━━━ MATERIAL
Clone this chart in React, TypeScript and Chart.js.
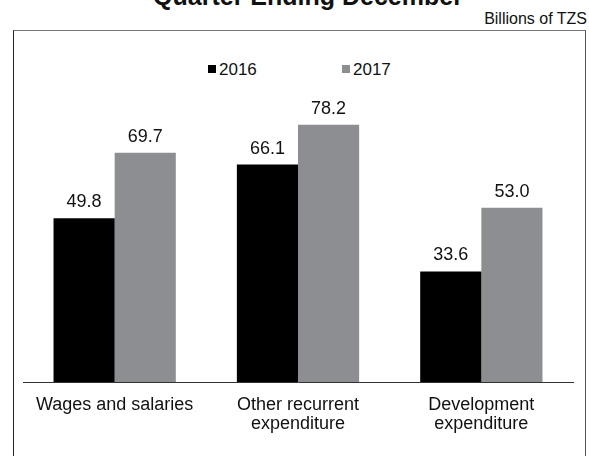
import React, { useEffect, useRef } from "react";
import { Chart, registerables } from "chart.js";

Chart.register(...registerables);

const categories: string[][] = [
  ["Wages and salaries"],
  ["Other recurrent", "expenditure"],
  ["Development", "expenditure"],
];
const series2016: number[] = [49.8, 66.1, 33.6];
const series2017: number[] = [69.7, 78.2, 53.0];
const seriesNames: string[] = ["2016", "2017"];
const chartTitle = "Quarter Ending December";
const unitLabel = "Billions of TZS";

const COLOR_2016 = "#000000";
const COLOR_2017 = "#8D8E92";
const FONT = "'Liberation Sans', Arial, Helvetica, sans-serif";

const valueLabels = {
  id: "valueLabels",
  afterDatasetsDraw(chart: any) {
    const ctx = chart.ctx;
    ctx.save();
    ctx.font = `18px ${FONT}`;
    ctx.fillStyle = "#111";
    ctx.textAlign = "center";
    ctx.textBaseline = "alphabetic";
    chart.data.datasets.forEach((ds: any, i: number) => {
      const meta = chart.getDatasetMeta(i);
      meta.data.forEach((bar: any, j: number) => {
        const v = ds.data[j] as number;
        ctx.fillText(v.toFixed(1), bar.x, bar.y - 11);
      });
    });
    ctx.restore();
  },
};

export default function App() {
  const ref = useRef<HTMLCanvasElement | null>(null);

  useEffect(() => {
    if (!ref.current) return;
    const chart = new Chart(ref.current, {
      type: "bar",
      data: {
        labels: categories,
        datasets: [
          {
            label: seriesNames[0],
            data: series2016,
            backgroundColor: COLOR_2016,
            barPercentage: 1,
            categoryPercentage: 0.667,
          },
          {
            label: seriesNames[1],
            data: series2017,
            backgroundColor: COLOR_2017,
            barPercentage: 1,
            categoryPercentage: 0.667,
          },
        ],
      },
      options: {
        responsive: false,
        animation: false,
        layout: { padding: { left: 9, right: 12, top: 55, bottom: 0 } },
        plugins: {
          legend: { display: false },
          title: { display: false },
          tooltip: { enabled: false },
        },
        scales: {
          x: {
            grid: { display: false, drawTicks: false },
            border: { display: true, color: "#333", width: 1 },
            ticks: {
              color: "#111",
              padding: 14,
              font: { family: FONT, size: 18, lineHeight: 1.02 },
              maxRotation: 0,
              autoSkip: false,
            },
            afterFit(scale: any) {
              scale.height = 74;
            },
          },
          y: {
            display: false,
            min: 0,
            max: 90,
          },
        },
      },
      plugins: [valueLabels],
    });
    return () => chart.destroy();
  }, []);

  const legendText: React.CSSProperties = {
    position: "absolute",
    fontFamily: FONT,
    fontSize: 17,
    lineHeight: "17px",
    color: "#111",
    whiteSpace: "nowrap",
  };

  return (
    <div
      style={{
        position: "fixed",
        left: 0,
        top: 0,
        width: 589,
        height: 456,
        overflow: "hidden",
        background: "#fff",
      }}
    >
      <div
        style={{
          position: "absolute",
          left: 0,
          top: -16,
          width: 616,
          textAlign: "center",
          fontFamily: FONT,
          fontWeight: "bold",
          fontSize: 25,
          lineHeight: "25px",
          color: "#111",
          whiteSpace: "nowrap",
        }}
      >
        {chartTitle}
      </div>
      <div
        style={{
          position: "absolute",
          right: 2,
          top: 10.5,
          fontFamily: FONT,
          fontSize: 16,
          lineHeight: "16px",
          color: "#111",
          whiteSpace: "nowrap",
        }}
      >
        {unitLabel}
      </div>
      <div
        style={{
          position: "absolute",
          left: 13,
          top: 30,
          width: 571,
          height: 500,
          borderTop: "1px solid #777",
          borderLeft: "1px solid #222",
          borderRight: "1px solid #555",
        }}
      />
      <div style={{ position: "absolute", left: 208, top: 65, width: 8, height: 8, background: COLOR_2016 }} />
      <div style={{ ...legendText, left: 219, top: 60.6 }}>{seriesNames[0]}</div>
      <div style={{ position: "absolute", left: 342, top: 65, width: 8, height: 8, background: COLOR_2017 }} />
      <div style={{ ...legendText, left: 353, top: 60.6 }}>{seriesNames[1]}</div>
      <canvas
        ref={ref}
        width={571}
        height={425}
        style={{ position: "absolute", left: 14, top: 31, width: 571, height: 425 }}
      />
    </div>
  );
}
━━━━━━
> **THE EXERCISE**:
Everything from the first line to the line with "Chart.register(...registerables);" must be repeated exactly, and nothing else. Leave the pictures out.

> **FINAL RESULT**:
Clone this chart in React, TypeScript and Chart.js.
import React, { useEffect, useRef } from "react";
import { Chart, registerables } from "chart.js";

Chart.register(...registerables);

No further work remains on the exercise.